Dem jetzt beschlossenen Maßnahmenpaket ist die politische Vorsicht deutlich eingeschrieben. Trotz des wohlfeilen Bekenntnisses zum "Schwerpunkt Kultur" hat der Senat keine wegweisende Antwort auf die Frage gegeben, welchen Stellenwert die Kultur in Zukunft haben soll. Denn dass es bis 2006 degressiv nach unten gehen soll, scheint klar. Das korruptionsgeschüttelte Nordrhein-Westfalen ist zumindest an diesem Punkt weiter. Dort hat die "Kulturwirtschaft" längst die klassischen Schlüsselindustrien Chemie, Kohle, Stahl als Konjunkturlokomotiven abgelöst. Die Kulturwirtschaft wächst dort, wie der regelmäßige "Kulturwirtschaftsbericht" des Landes ausweist, doppelt so schnell wie die Gesamtwirtschaft. Seit 1999 ist die Beschäftigung in der Kulturbranche sogar um neun Prozent gestiegen. Dazu braucht man aber funktionierende Kultureinrichtungen als Basis. Mit ihrer Nachfragewirkung. Die ausdifferenzierte Musikinstrumenteindustrie in NRW beispielsweise wäre nie entstanden, hätte es nicht den WDR mit Klaus Schöninghs Studio für neue Musik gegeben. Funktionsfähig bleiben Kultureinrichtungen aber nicht, selbst wenn man die Zuschüsse, wie es im Berliner Sparpapier so schön heißt, "in einem vertretbaren Maße abgesenkt" werden. Was will man mit einem Theater, in dem man mangels finanzieller Manövriermasse im Jahre 2006 höchstens noch die Fenster auf und zu machen kann?

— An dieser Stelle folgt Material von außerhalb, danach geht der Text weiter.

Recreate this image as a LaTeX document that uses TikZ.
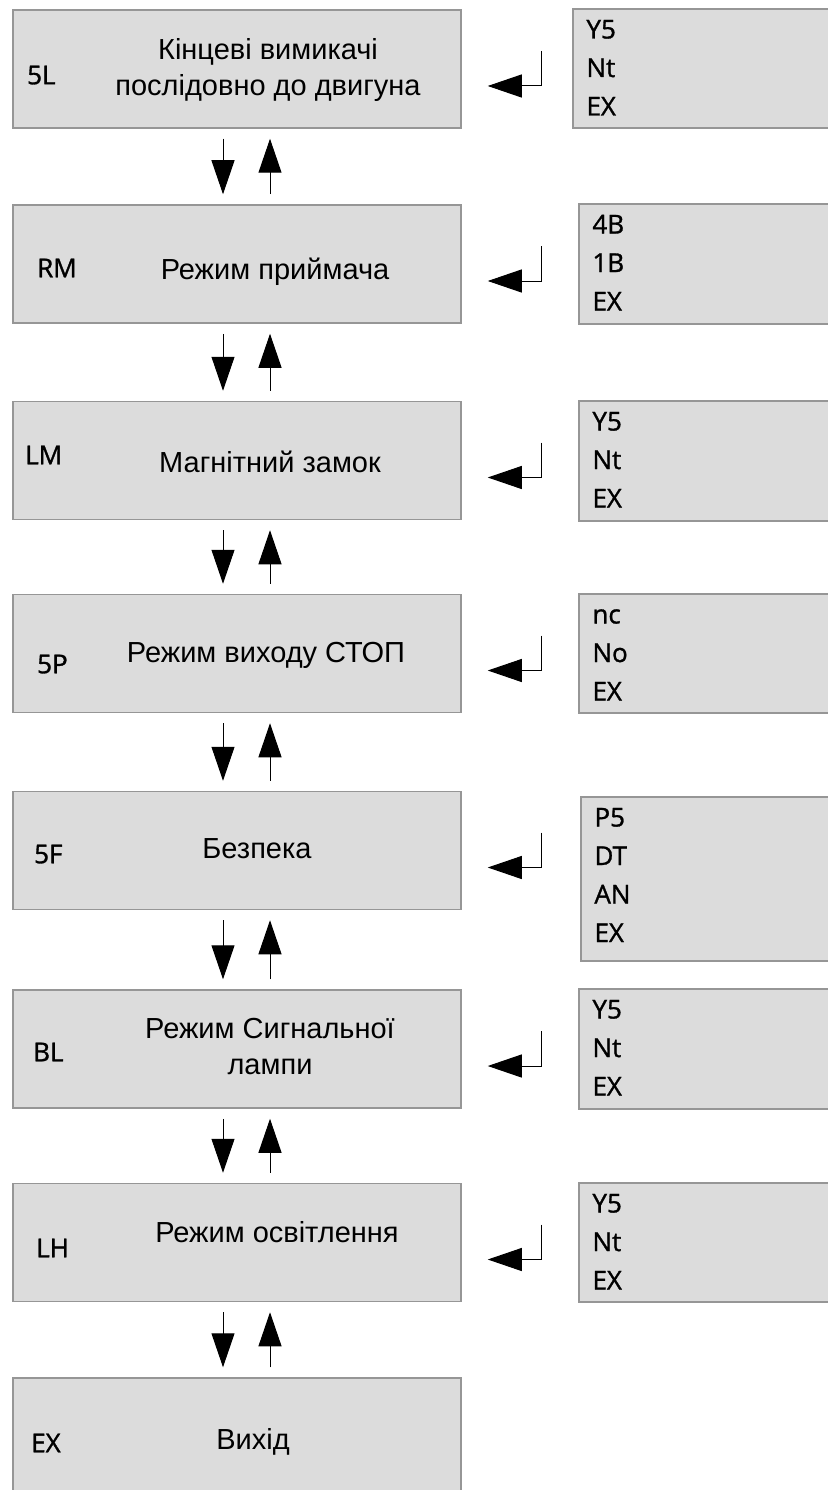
\documentclass[tikz,border=0pt]{standalone}
\usepackage{fontspec}
\setmainfont{Liberation Sans}
\newfontfamily\codefont[FakeBold=1.2]{Open Sans}
\usetikzlibrary{arrows.meta}

\definecolor{boxgray}{RGB}{220,220,220}
\definecolor{edgegray}{RGB}{150,150,150}

\tikzset{
  menu/.style={draw=edgegray, line width=1.5pt, fill=boxgray,
    minimum width=448pt, minimum height=118pt, inner sep=0pt},
  opts/.style={draw=edgegray, line width=1.5pt, fill=boxgray,
    minimum width=251pt, minimum height=119pt, inner sep=0pt},
  title/.style={font=\fontsize{29}{36}\selectfont, align=center, inner sep=0pt},
  oneline/.style={text height=21pt, text depth=0pt},
  code/.style={font=\codefont\fontsize{26}{30}\selectfont, anchor=west,
    inner sep=0pt, text height=18.5pt, text depth=0pt},
  nav/.style={line width=1pt, -{Triangle[length=34pt,width=23pt]},
    shorten <=10pt, shorten >=10pt},
  back/.style={line width=1pt, -{Triangle[length=34pt,width=23pt]}}
}

\begin{document}
\begin{tikzpicture}[x=1pt, y=-1pt]
  \useasboundingbox (0,0) rectangle (827,1490);

  % menu entries
  \node[menu] (m1) at (237,69) {};
  \node[menu] (m2) at (237,264) {};
  \node[menu] (m3) at (237,460.5) {};
  \node[menu] (m4) at (237,653.5) {};
  \node[menu] (m5) at (237,850.5) {};
  \node[menu] (m6) at (237,1049) {};
  \node[menu] (m7) at (237,1242.5) {};
  \node[menu] (m8) at (237,1437) {};

  \node[title] (t1) at (268,70) {Кінцеві вимикачі\\послідовно до двигуна};
  \node[title, oneline] (t2) at (275,269) {Режим приймача};
  \node[title, oneline] (t3) at (270,462) {Магнітний замок};
  \node[title, oneline] (t4) at (266,652) {Режим виходу СТОП};
  \node[title, oneline] (t5) at (257,848) {Безпека};
  \node[title] (t6) at (270,1047) {Режим Сигнальної\\лампи};
  \node[title, oneline] (t7) at (277,1232) {Режим освітлення};
  \node[title, oneline] (t8) at (253,1439) {Вихід};

  \node[code] (c1) at (27,75) {5L};
  \node[code] (c2) at (37,268) {RM};
  \node[code] (c3) at (25,455) {LM};
  \node[code] (c4) at (37,664) {5P};
  \node[code] (c5) at (34,854) {5F};
  \node[code] (c6) at (33,1052) {BL};
  \node[code] (c7) at (36,1248) {LH};
  \node[code] (c8) at (31,1443) {EX};

  % option lists
  \node[opts, minimum width=257pt] (r1) at (701.5,68.5) {};
  \node[opts, minimum height=120pt] (r2) at (704.5,264) {};
  \node[opts, minimum height=120pt] (r3) at (704.5,461) {};
  \node[opts] (r4) at (704.5,653.5) {};
  \node[opts, minimum width=249pt, minimum height=164pt] (r5) at (705.5,879) {};
  \node[opts, minimum height=120pt] (r6) at (704.5,1049) {};
  \node[opts] (r7) at (704.5,1242.5) {};

  \foreach \r/\list in {r1/{Y5,Nt,EX}, r2/{4B,1B,EX}, r3/{Y5,Nt,EX},
      r4/{nc,No,EX}, r5/{P5,DT,AN,EX}, r6/{Y5,Nt,EX}, r7/{Y5,Nt,EX}}
    \foreach \t [count=\i] in \list
      \node[code] (\r-\i) at ([xshift=14pt,yshift={-21pt-38.5pt*(\i-1)}]\r.north west) {\t};

  % up and down
  \foreach \a/\b in {m1/m2, m2/m3, m3/m4, m4/m5, m5/m6, m6/m7, m7/m8} {
    \draw[nav] ([xshift=-14pt]\a.south) -- ([xshift=-14pt]\b.north);
    \draw[nav] ([xshift=33pt]\b.north) -- ([xshift=33pt]\a.south);
  }

  % enter
  \foreach \m in {1,...,7} {
    \coordinate (k\m) at ([xshift=80pt,yshift=18pt]m\m.east);
    \draw[back] (k\m) |- ([xshift=26pt,yshift=-17pt]m\m.east);
  }
\end{tikzpicture}
\end{document}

Langsames Warten auf den Tod. Die Berliner Kultur auf dem Weg zur Arte Povera. So wie hier die Kulturbetriebe unsaniert und unbeweint vor sich hin rotten, ähneln sie dem Kunstwerk des italienischen Minimalisten Giovanni Anselmo aus dem Jahre 1970, das man noch vor kurzem in der Ausstellung der Sammlung Marzona im Hamburger Bahnhof bewundern konnte. Der hatte mittels eines Bildwerfers auf einen 1.000 Kilogramm schweren rostzerfressenen Eisenblock die Leuchtschrift "Dissolvenza" projiziert: Auflösung.